Non fanno in tempo a presentare il nuovo governo, che già si scatena il primo incidente diplomatico. E proprio con l’Italia. E’ bufera su Vienna per la decisione della nuova coalizione di centro-destra, formata dal Partito popolare (Övp) e dal Partito della libertà (Fpö), di valutare la possibilità di dare la cittadinanza austriaca ai cittadini italiani di lingua tedesca e ladina che vivono in Alto Adige. Durissima la reazione di Benedetto Della Vedova, sottosegretario agli Esteri: “La promessa di offrire unilateralmente la cittadinanza austriaca agli italiani di lingua tedesca o ladina, anche se fatta col guanto di velluto dell’europeismo, sembra avere il crisma del pugno di ferro etnonazionalista. Sdoganare la cittadinanza su base etnica avrebbe effetti gravissimi, ad esempio, in tutti i Balcani, portando al riemergere di rivendicazioni territoriali e minando la convivenza nei Paesi dell’Unione europea”. Anche il presidente dell’Europarlamento, Antonio Tajani, ha bollato l’iniziativa austriaca come “mossa velleitaria e non distensiva”.
E così la sconcertante novità viennese sull’Alto Adige fa passare in second’ordine tutto il resto. Con i suoi trentun anni, Sebastian Kurz è il più giovane capo di governo in Europa. Ma sarà anche la prima volta che una forza politica di destra radicale potrà dettare la linea con tre ministeri di peso: Esteri, Interno e Difesa sono il bottino istituzionale dei nazional-populisti. Che, assieme ai tradizionali e pur rinnovati cristiano-democratici rappresentati da Kurz, il cancelliere-bambino, guideranno l’Austria sulla corsia di destra anche quando al Paese toccherà, dal luglio 2018, il turno di presidenza semestrale del Consiglio dell’Unione europea.
Ma è la sorpresa altoatesina, priva di precedenti politici o diplomatici in Europa, a lasciare Roma senza parole: l’impegno, nell’accordo di coalizione, a esaminare l’ipotesi di un passaporto austriaco, in aggiunta all’italiano, per gli altoatesini “di lingua tedesca e ladina”. Che però non sono austriaci, bensì italiani. E lo sono da cent’anni.

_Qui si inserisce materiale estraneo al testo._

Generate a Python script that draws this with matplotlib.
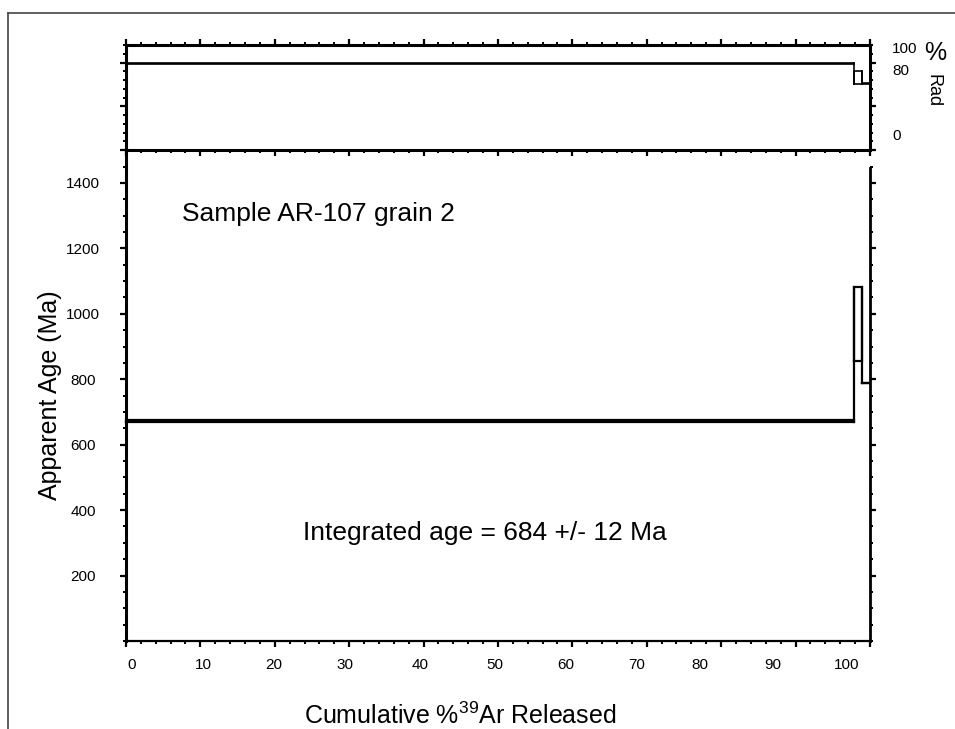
import matplotlib
matplotlib.use("Agg")
import matplotlib.pyplot as plt
from matplotlib.lines import Line2D
from matplotlib.ticker import MultipleLocator
import matplotlib.transforms as mtransforms

plt.rcParams["font.family"] = ["Liberation Sans", "DejaVu Sans"]
plt.rcParams["mathtext.fontset"] = "custom"
plt.rcParams["mathtext.rm"] = "Liberation Sans"

# -----------------------
# Datos de los pasos (espectro de edad)
# -----------------------
cum_ar39 = [0.0, 97.8, 99.0, 100.0]      # % 39Ar acumulado (bordes de cada paso)
age_ma = [672, 970, 789]                 # edad aparente (Ma)
age_err = [4, 113, 1]                    # error (Ma)
rad_pct = [99.0, 83.0, 76.0]             # % radiogenico
rad_err = [0.3, 7.0, 0.3]

x_ticks = [0, 10, 20, 30, 40, 50, 60, 70, 80, 90, 100]
age_ticks = [200, 400, 600, 800, 1000, 1200, 1400]
rad_labels = ["100", "80", "0"]
rad_label_y = [115.5, 90, 16]            # posiciones de las etiquetas de la derecha
xlabel_shift_px = [6, 3, -1, -4, -3, -3, -7, -10, -21, -23, -23]


def draw_steps(ax, edges, vals, errs, lw):
    # cajas por paso + lineas verticales de union
    n = len(vals)
    for i in range(n):
        x0, x1 = edges[i], edges[i + 1]
        lo, hi = vals[i] - errs[i], vals[i] + errs[i]
        ax.plot([x0, x1, x1, x0, x0], [lo, lo, hi, hi, lo], color="black",
                lw=lw, solid_joinstyle="miter", clip_on=False)
        if i < n - 1:
            lo2, hi2 = vals[i + 1] - errs[i + 1], vals[i + 1] + errs[i + 1]
            ax.plot([x1, x1], [min(lo, lo2), max(hi, hi2)], color="black",
                    lw=lw, clip_on=False)


fig = plt.figure(figsize=(9.55, 7.29), dpi=100)
ax = fig.add_axes([0.1319, 0.1207, 0.779, 0.6733])
ax_rad = fig.add_axes([0.1319, 0.794, 0.779, 0.1443])
ax.patch.set_visible(False)
ax_rad.patch.set_visible(False)

# -----------------------
# Panel superior: % Rad
# -----------------------
draw_steps(ax_rad, cum_ar39, rad_pct, rad_err, lw=1.2)
ax_rad.set_xlim(0, 100)
ax_rad.set_ylim(0, 120)
ax_rad.xaxis.set_major_locator(MultipleLocator(10))
ax_rad.xaxis.set_minor_locator(MultipleLocator(2))
ax_rad.yaxis.set_major_locator(MultipleLocator(50))
ax_rad.yaxis.set_minor_locator(MultipleLocator(10))
ax_rad.tick_params(which="both", direction="out", top=True, bottom=True,
                   left=True, right=True, labelleft=False, labelbottom=False)
ax_rad.tick_params(which="major", length=4, width=1.6)
ax_rad.tick_params(which="minor", length=2, width=1.4)
for s in ax_rad.spines.values():
    s.set_linewidth(2.2)

for lab, yv in zip(rad_labels, rad_label_y):
    ax_rad.text(1.03, yv, lab, transform=ax_rad.get_yaxis_transform(),
                ha="left", va="center", fontsize=11)
ax_rad.text(1.088, 0.92, "%", transform=ax_rad.transAxes, ha="center",
            va="center", fontsize=18)
ax_rad.text(1.085, 0.57, "Rad", transform=ax_rad.transAxes, ha="center",
            va="center", fontsize=13, rotation=270)

# -----------------------
# Panel principal: edad aparente
# -----------------------
draw_steps(ax, cum_ar39, age_ma, age_err, lw=1.6)
ax.set_xlim(0, 100)
ax.set_ylim(0, 1500)
ax.set_xticks(x_ticks)
ax.set_xticklabels([str(v) for v in x_ticks], fontsize=11)
ax.xaxis.set_minor_locator(MultipleLocator(2))
ax.set_yticks(age_ticks)
ax.set_yticklabels([str(v) for v in age_ticks], fontsize=11, ha="center")
ax.yaxis.set_minor_locator(MultipleLocator(50))
ax.tick_params(which="both", direction="out", top=False, right=True)
ax.tick_params(which="major", length=4, width=1.6)
ax.tick_params(which="minor", length=2, width=1.4)
ax.tick_params(axis="x", pad=8)
ax.tick_params(axis="y", pad=27)

ax.spines["top"].set_visible(False)
ax.spines["left"].set_linewidth(2.2)
ax.spines["right"].set_linewidth(2.0)
ax.spines["bottom"].set_linewidth(1.6)
ax.spines["right"].set_bounds(0, 1445)

# etiquetas del eje x desplazadas como en el original
for lab, dx in zip(ax.get_xticklabels(), xlabel_shift_px):
    off = mtransforms.ScaledTranslation(dx / 100.0, 0, fig.dpi_scale_trans)
    lab.set_transform(lab.get_transform() + off)

ax.set_xlabel(r"Cumulative %$^{\mathrm{39}}$Ar Released", fontsize=18)
ax.xaxis.set_label_coords(0.449, -0.125)
ax.set_ylabel("Apparent Age (Ma)", fontsize=18)
ax.yaxis.set_label_coords(-0.086, 0.50)

ax.text(0.0753, 0.87, "Sample AR-107 grain 2", transform=ax.transAxes,
        ha="left", va="center", fontsize=19)
ax.text(0.238, 0.22, "Integrated age = 684 +/- 12 Ma", transform=ax.transAxes,
        ha="left", va="center", fontsize=19)

# marco exterior (izquierda y arriba)
fig.add_artist(Line2D([8 / 955, 8 / 955], [0, 1 - 13 / 729], color="#444444",
                      lw=1.2, transform=fig.transFigure))
fig.add_artist(Line2D([8 / 955, 1], [1 - 13 / 729, 1 - 13 / 729], color="#444444",
                      lw=1.2, transform=fig.transFigure))

plt.savefig("out.png", dpi=100)
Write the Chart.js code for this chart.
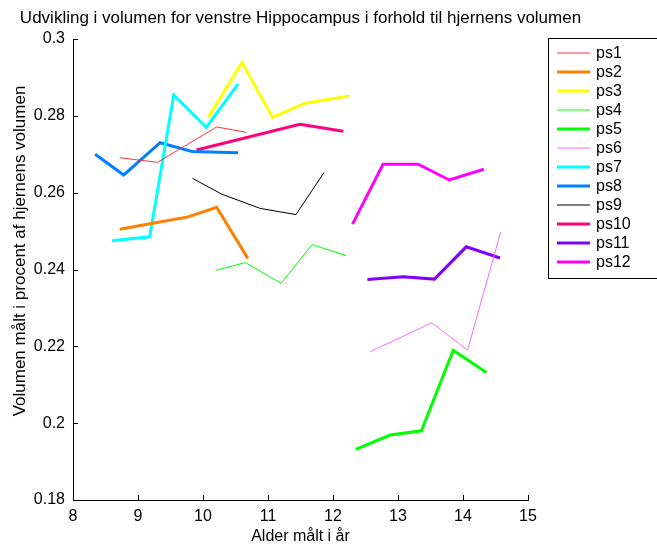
<!DOCTYPE html>
<html>
<head>
<meta charset="utf-8">
<script src="https://cdn.jsdelivr.net/npm/chart.js@4"></script>
<style>
  html, body { margin: 0; padding: 0; background: #fff; }
  #wrap { width: 657px; height: 546px; }
</style>
</head>
<body>
<div id="wrap"><canvas id="hippoChart" width="657" height="546"></canvas></div>
<script>
// alder (år) og volumen (% af hjernens volumen) for hver deltager
const labels = ['ps1', 'ps2', 'ps3', 'ps4', 'ps5', 'ps6', 'ps7', 'ps8', 'ps9', 'ps10', 'ps11', 'ps12'];

const ps1Age = [8.72, 9.30, 10.21, 10.67];
const ps1Vol = [0.2691, 0.2679, 0.2771, 0.2757];
const ps2Age = [8.72, 9.25, 9.77, 10.21, 10.69];
const ps2Vol = [0.2505, 0.2521, 0.2537, 0.2562, 0.2429];
const ps3Age = [10.08, 10.60, 11.07, 11.57, 12.26];
const ps3Vol = [0.2796, 0.2939, 0.2796, 0.2833, 0.2852];
const ps4Age = [10.20, 10.65, 11.20, 11.68, 12.20];
const ps4Vol = [0.2398, 0.2418, 0.2364, 0.2465, 0.2436];
const ps5Age = [12.35, 12.88, 13.36, 13.85, 14.36];
const ps5Vol = [0.1932, 0.1969, 0.1980, 0.2190, 0.2132];
const ps6Age = [12.57, 13.52, 14.07, 14.58];
const ps6Vol = [0.2186, 0.2261, 0.2190, 0.2498];
const ps7Age = [8.60, 9.18, 9.55, 10.05, 10.54];
const ps7Vol = [0.2475, 0.2485, 0.2854, 0.2770, 0.2883];
const ps8Age = [8.34, 8.78, 9.34, 9.83, 10.54];
const ps8Vol = [0.2700, 0.2646, 0.2730, 0.2707, 0.2704];
const ps9Age = [9.84, 10.29, 10.88, 11.43, 11.86];
const ps9Vol = [0.2637, 0.2596, 0.2559, 0.2543, 0.2652];
const ps10Age = [9.90, 11.49, 12.16];
const ps10Vol = [0.2711, 0.2778, 0.2760];
const ps11Age = [12.53, 13.08, 13.56, 14.05, 14.57];
const ps11Vol = [0.2374, 0.2381, 0.2375, 0.2459, 0.2430];
const ps12Age = [12.30, 12.77, 13.31, 13.79, 14.32];
const ps12Vol = [0.2518, 0.2674, 0.2674, 0.2633, 0.2661];

const xTicks = [8, 9, 10, 11, 12, 13, 14, 15];
const yTicks = [0.18, 0.2, 0.22, 0.24, 0.26, 0.28, 0.3];

const ages = [ps1Age, ps2Age, ps3Age, ps4Age, ps5Age, ps6Age, ps7Age, ps8Age, ps9Age, ps10Age, ps11Age, ps12Age];
const vols = [ps1Vol, ps2Vol, ps3Vol, ps4Vol, ps5Vol, ps6Vol, ps7Vol, ps8Vol, ps9Vol, ps10Vol, ps11Vol, ps12Vol];

// stil
const colors = ['#ff3333', '#ff7f00', '#ffff00', '#00ff00', '#00ff00', '#ff66ff',
                '#00ffff', '#0080ff', '#000000', '#ff0080', '#8000ff', '#ff00ff'];
const widths = [1, 3, 3, 1, 3, 1, 3, 3, 1, 3, 3, 3];
const FONT = '"Liberation Sans", Arial, sans-serif';

const datasets = labels.map(function (lab, i) {
    return {
        label: lab,
        data: ages[i].map(function (a, j) { return { x: a, y: vols[i][j] }; }),
        borderColor: colors[i],
        backgroundColor: colors[i],
        borderWidth: widths[i],
        showLine: true,
        pointRadius: 0,
        tension: 0
    };
});

// inderste tick-streger, titler og forklaring
const decorations = {
    id: 'decorations',
    afterDraw: function (chart) {
        const ctx = chart.ctx;
        const xs = chart.scales.x, ys = chart.scales.y;
        const a = chart.chartArea;
        ctx.save();
        ctx.strokeStyle = '#000';
        ctx.lineWidth = 1;
        ctx.beginPath();
        xTicks.forEach(function (t) {
            const px = Math.round(xs.getPixelForValue(t)) + 0.5;
            ctx.moveTo(px, a.bottom);
            ctx.lineTo(px, a.bottom - 5);
        });
        yTicks.forEach(function (t) {
            const py = Math.round(ys.getPixelForValue(t)) + 0.5;
            ctx.moveTo(a.left, py);
            ctx.lineTo(a.left + 5, py);
        });
        ctx.stroke();

        ctx.fillStyle = '#000';
        ctx.textAlign = 'center';
        ctx.textBaseline = 'middle';
        ctx.font = '17px ' + FONT;
        ctx.fillText('Udvikling i volumen for venstre Hippocampus i forhold til hjernens volumen', (a.left + a.right) / 2, 18);
        ctx.font = '16px ' + FONT;
        ctx.fillText('Alder målt i år', (a.left + a.right) / 2, 537);
        ctx.save();
        ctx.translate(20, 251);
        ctx.rotate(-Math.PI / 2);
        ctx.font = '17px ' + FONT;
        ctx.fillText('Volumen målt i procent af hjernens volumen', 0, 0);
        ctx.restore();

        // forklaring
        ctx.strokeStyle = '#000';
        ctx.lineWidth = 1;
        ctx.strokeRect(548.5, 38.5, 130, 240);
        ctx.textAlign = 'left';
        ctx.font = '16px ' + FONT;
        chart.data.datasets.forEach(function (ds, i) {
            const y = 53 + i * 19;
            ctx.beginPath();
            ctx.strokeStyle = ds.borderColor;
            ctx.lineWidth = ds.borderWidth;
            ctx.moveTo(557, y);
            ctx.lineTo(590, y);
            ctx.stroke();
            ctx.fillStyle = '#000';
            ctx.fillText(ds.label, 596, y + 1);
        });
        ctx.restore();
    }
};

new Chart(document.getElementById('hippoChart').getContext('2d'), {
    type: 'scatter',
    data: { datasets: datasets },
    plugins: [decorations],
    options: {
        responsive: false,
        animation: false,
        layout: { padding: { top: 39, right: 129, left: 0, bottom: 0 } },
        plugins: { legend: { display: false }, tooltip: { enabled: false } },
        scales: {
            x: {
                type: 'linear',
                min: 8, max: 15,
                afterFit: function (s) { s.height = 46; },
                grid: { display: false, drawTicks: false },
                border: { display: true, color: '#000', width: 1 },
                ticks: { stepSize: 1, padding: 7, color: '#000', font: { family: FONT, size: 16 } }
            },
            y: {
                type: 'linear',
                min: 0.18, max: 0.3,
                afterFit: function (s) { s.width = 73; },
                grid: { display: false, drawTicks: false },
                border: { display: true, color: '#000', width: 1 },
                ticks: {
                    stepSize: 0.02, padding: 8, color: '#000',
                    font: { family: FONT, size: 16 },
                    callback: function (v) { return String(+v.toFixed(2)); }
                }
            }
        }
    }
});
</script>
</body>
</html>
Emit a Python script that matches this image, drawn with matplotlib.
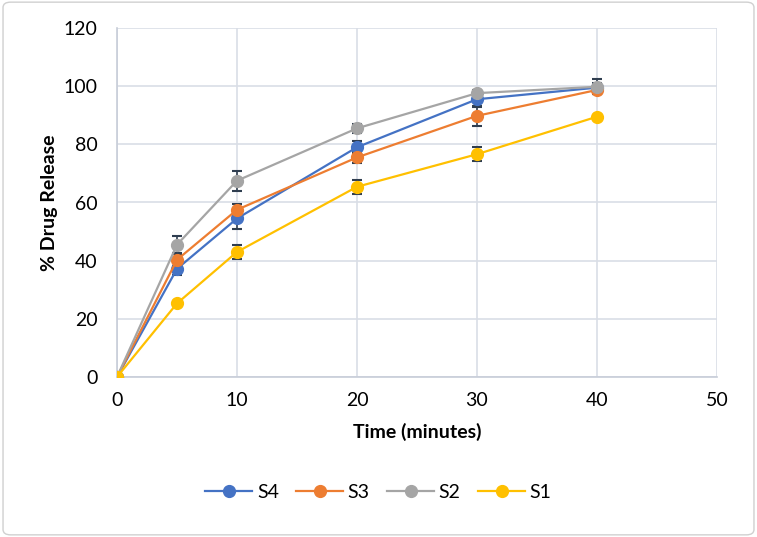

Dunque, non si può nemmeno parlare di nostalgica restituzione di un diritto che, forse con l’eccezione di qualche ultra-centenario, mai essi hanno avuto, essendo tutti cittadini italiani dalla fine della Grande Guerra e dal rinascimento di un Alto Adige italiano in seguito alla Vittoria del 1918. Oltre che dalla dissoluzione dell’allora impero austro-ungarico. Ma tale anacronismo, privo di qualunque fondatezza giuridica e dal sapore revanscistico nell’Europa libera e senza frontiere, è il fantasma che il governo di Vienna si prepara ad agitare per venire incontro alla strumentale richiesta di una parte dei consiglieri provinciali di lingua tedesca a Bolzano. Richiesta voluta soprattutto dalle frange oltranziste e secessioniste, che sono minoritarie nella stessa comunità di lingua tedesca.
Nel cuore dell’Europa per la prima volta un governo prende sul serio la provocazione di chi sogna un pretesto per contribuire al distacco di una parte di sovrano territorio di un altro e confinante Paese dell’Unione, l’Italia. Con la quale i rapporti sono eccellenti, ma ballerini: e ogni riferimento a come controllare i migranti al confine del Brennero, dove gli austriaci hanno mobilitato addirittura l’esercito sul loro versante, è voluto. Sull’immigrazione Vienna si sposterà verso le posizioni di chiusura di Polonia, Repubblica Ceca ed altri.
Ma la scelta sul passaporto austriaco a cittadini italiani d’Italia che nella loro vita mai sono stati di cittadinanza austriaca, è già una significativa cartina di tornasole.
A volte il ridicolo e il pericolo si confondono.